В стране, где я живу, сменился президент. Подумать только – ничего подобного не происходило со мной двадцать три года. А с моими детьми (кроме самого старшего) вообще ничего подобного не происходило никогда в их жизни.
И что? И ничего! Эпохальное это событие не сопровождалось никакими внешними проявлениями. Толпы ликующих сторонников Эдгара Ринкевича на улицах Риги не наблюдалось. Вот когда Латвия выиграла бронзовые медали на чемпионате мира по хоккею, ликующая толпа наблюдалась, и власти даже наскоро перед самым возвращением хоккейной сборной из Финляндии объявили общенациональный выходной. Запружена была площадь вокруг Монумента Свободы в Риге, люди ходили в хоккейной форме, включая стариков и детей, дудели в дуделки, трещали в трещалки, барабанили в барабаны, а самолет с хоккейной сборной на борту нарочно изменил маршрут, пролетел над центром города чуть ли не на бреющем полете, и толпа внизу ликовала.
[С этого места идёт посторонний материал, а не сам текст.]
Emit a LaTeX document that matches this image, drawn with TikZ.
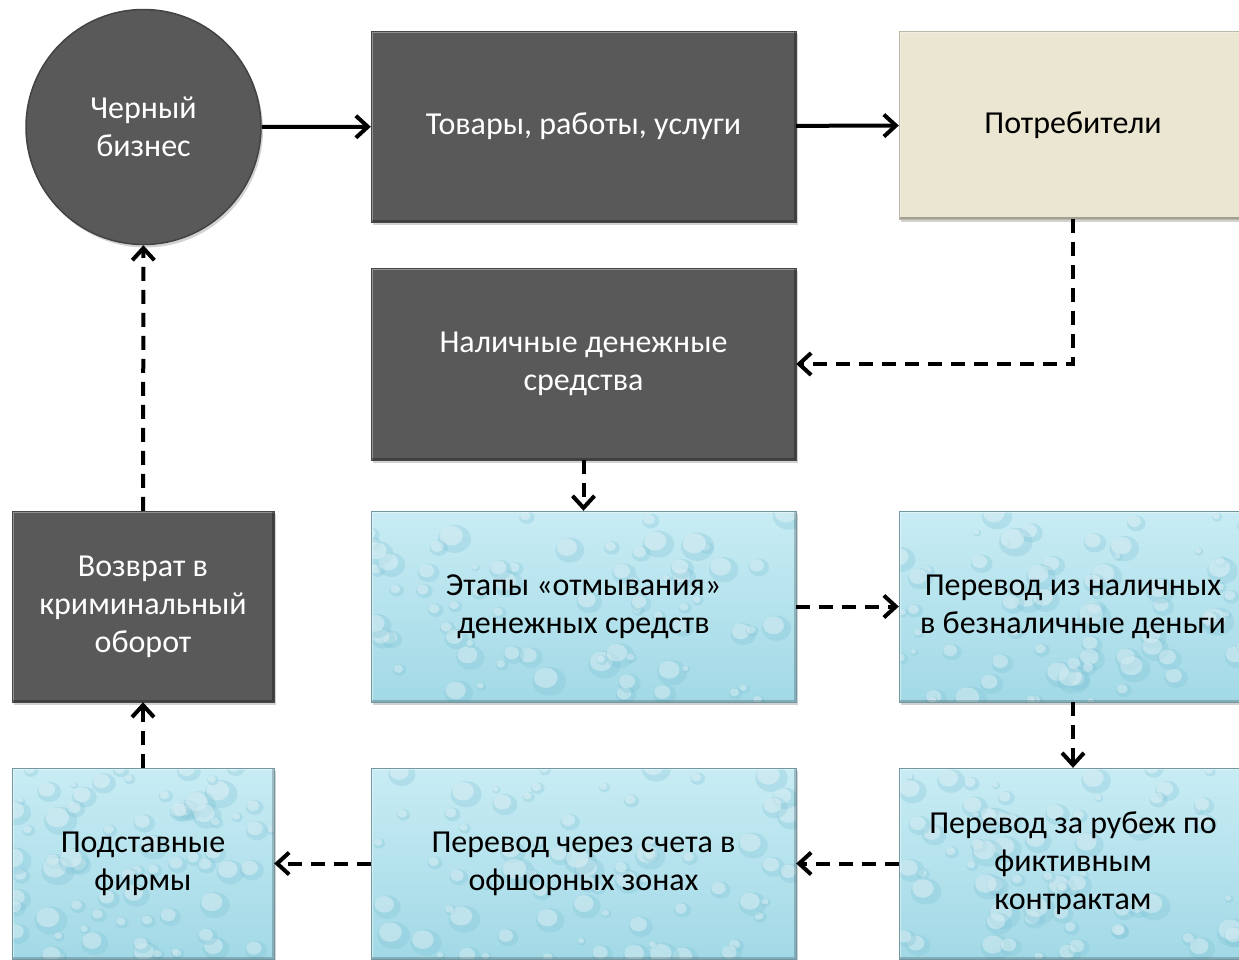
\documentclass[tikz,border=0pt]{standalone}
\usepackage{fontspec}
\setmainfont{Carlito}
\usetikzlibrary{arrows.meta,shadows,calc}

\definecolor{darkfill}{HTML}{595959}
\definecolor{beigefill}{HTML}{EAE6D1}
\definecolor{waterlight}{HTML}{C8ECF4}
\definecolor{waterdark}{HTML}{A2D9E6}
\definecolor{dropdark}{HTML}{7FC3D6}

\tikzset{
	box/.style 2 args={rectangle, inner sep=0pt, align=center, minimum width=#1, minimum height=#2,
		font=\fontsize{32}{38}\selectfont,
		drop shadow={opacity=0.35, shadow xshift=2pt, shadow yshift=-3pt},
		path picture={
			\draw[white, opacity=0.35, line width=4pt] (path picture bounding box.south west) |- (path picture bounding box.north east);
			\draw[black, opacity=0.3, line width=4pt] (path picture bounding box.south west) -| (path picture bounding box.north east);
		}},
	darkbox/.style 2 args={box={#1}{#2}, fill=darkfill, draw=darkfill!80!black, text=white},
	beigebox/.style 2 args={box={#1}{#2}, fill=beigefill, draw=beigefill!80!black},
	waterbox/.style 2 args={rectangle, inner sep=0pt, align=center, minimum width=#1, minimum height=#2,
		font=\fontsize{32}{38}\selectfont, draw=waterdark!70!black,
		top color=waterlight, bottom color=waterdark,
		drop shadow={opacity=0.35, shadow xshift=2pt, shadow yshift=-3pt},
		path picture={
			\coordinate (sw) at (path picture bounding box.south west);
			\coordinate (ne) at (path picture bounding box.north east);
			\foreach \i in {1,...,70}{
				\pgfmathsetmacro\fx{rnd}
				\pgfmathsetmacro\fy{rnd}
				\pgfmathsetmacro\rr{4+rnd*13}
				\fill[dropdark, opacity=0.3] let \p1 = (sw), \p2 = (ne) in
					({\x1+\fx*(\x2-\x1)}, {\y1+\fy*(\y2-\y1)}) circle[x radius={\rr pt}, y radius={0.85*\rr pt}];
				\fill[white, opacity=0.35] let \p1 = (sw), \p2 = (ne) in
					({\x1+\fx*(\x2-\x1)-0.2*\rr pt}, {\y1+\fy*(\y2-\y1)+0.2*\rr pt}) circle[x radius={0.7*\rr pt}, y radius={0.6*\rr pt}];
			}
			\draw[white, opacity=0.45, line width=4pt] (sw) |- (ne);
			\draw[black, opacity=0.2, line width=4pt] (sw) -| (ne);
		}},
	arr/.style={line width=4pt, -{Straight Barb[length=12pt, width=22pt]}},
	dashline/.style={arr, dash pattern=on 14pt off 9pt}
}

\begin{document}
\begin{tikzpicture}[x=1pt, y=-1pt]
	\pgfmathsetseed{11}
	\useasboundingbox (0,0) rectangle (1239,959);
	\fill[white] (0,0) rectangle (1239,959);

	% top row
	\node[circle, minimum size=235pt, inner sep=0pt, align=center, fill=darkfill, draw=darkfill!75!black,
		line width=1.5pt, text=white, font=\fontsize{32}{38}\selectfont,
		drop shadow={opacity=0.35, shadow xshift=2pt, shadow yshift=-3pt}] (biz) at (143.5,127) {Черный\\бизнес};
	\node[darkbox={425pt}{191pt}] (goods) at (583.5,126.5) {Товары, работы, услуги};
	\node[beigebox={348pt}{188pt}] (cons) at (1073,125) {Потребители};

	% middle
	\node[darkbox={425pt}{192pt}] (cash) at (583.5,364) {Наличные денежные\\средства};
	\node[darkbox={262pt}{191pt}] (ret) at (143,606.5) {Возврат в\\криминальный\\оборот};
	\node[waterbox={425pt}{191pt}] (stages) at (583.5,606.5) {Этапы «отмывания»\\денежных средств};
	\node[waterbox={348pt}{191pt}] (tocash) at (1073,606.5) {Перевод из наличных\\в безналичные деньги};

	% bottom row
	\node[waterbox={262pt}{191pt}] (fake) at (143,863.5) {Подставные\\фирмы};
	\node[waterbox={425pt}{191pt}] (offsh) at (583.5,863.5) {Перевод через счета в\\офшорных зонах};
	\node[waterbox={348pt}{191pt}] (abroad) at (1073,863.5) {Перевод за рубеж по\\фиктивным\\контрактам};

	\draw[arr] (biz) -- (goods);
	\draw[arr] (goods) -- (cons);
	\draw[dashline] (cons.south) |- (cash.east);
	\draw[dashline] (cash) -- (stages);
	\draw[dashline] (stages) -- (tocash);
	\draw[dashline] (tocash) -- (abroad);
	\draw[dashline] (abroad) -- (offsh);
	\draw[dashline] (offsh) -- (fake);
	\draw[dashline] (fake) -- (ret);
	\draw[dashline] (ret) -- (biz);
\end{tikzpicture}
\end{document}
А президент? Ну, что президент? Ну, подумаешь, президент… Сторонники бывшего президента не устроили никаких протестов на улицах, не сожгли ни одной покрышки, не объявили об отделении от Латвии ни одного из латвийских регионов. Никто не стрелял.
Сторонники нынешнего президента не устроили никаких погромов, никаких репрессий в отношении политический противников, никакой охоты на ведьм. Не взломали никакого бункера, не разграбили даже никакой резиденции бывшего президента, не продемонстрировали миру никакого золотого унитаза и никакого золотого унитазного ершика – скукота!
Не произошло серьезных перестановок в правительстве. Не перекрыли центральных улиц для инаугурации… Черт возьми, произошло событие, которое в жизни некоторых людей (в моей жизни, например) происходит раз в четверть века – и хоть бы хны! Хоть бы кто, кроме Эдгара Ринкевича и ближайших его соратников, выпил хоть по бокалу шампанского. Нет, ничего!
Впрочем, позвонил один приятель-латыш. Честно говоря, звонил он по совершенно другому, бытовому поводу, но между делом сказал, что Эдгар Ринкевич известен тем, что, вроде бы, выступает за то, чтобы Латвия давала убежище оппозиционным журналистам из России. Вроде бы, следовательно, лично для меня это должно быть хорошо, что Ринкевич стал президентом. Впрочем, кто же их разберет, этих политиков. Я выразил радость, потому что люблю выражать радость и не люблю выражать обеспокоенность, и сказал, что убежище мне Латвия предоставила тогда, когда Ринкевич еще президентом не был, так что теперь я и не знаю, чего желать – второго убежища?
– Хуже точно не будет, – сказал приятель. – А может быть будет лучше.
– Ну, и слава Богу!
Так и поговорили о смене президента, секунд тридцать не больше. И сразу перешли к обсуждению бытовых вопросов, ради которых приятель и звонил.
Вечером за ужином жена сказала, что жаркое, к сожалению немножко пригорело и что, между прочим, новый президент Латвии Эдгар Ринкевич – открытый гей.
Я отвечал, что меня интересует только ее, жены сексуальная ориентация, а сексуальная ориентация всех остальных людей на земле – это совершенно не мое дело. Так и поговорили.
Когда чуть подгоревшее жаркое было съедено, жена заметила:
– Но ты ведь хотел, чтобы в стране, где ты живешь, смена президента была частым и незаметным событием.
– Хотел, – отвечал я.
– Ну, вот ты и живешь в стране, где смена президента частое и незаметное событие.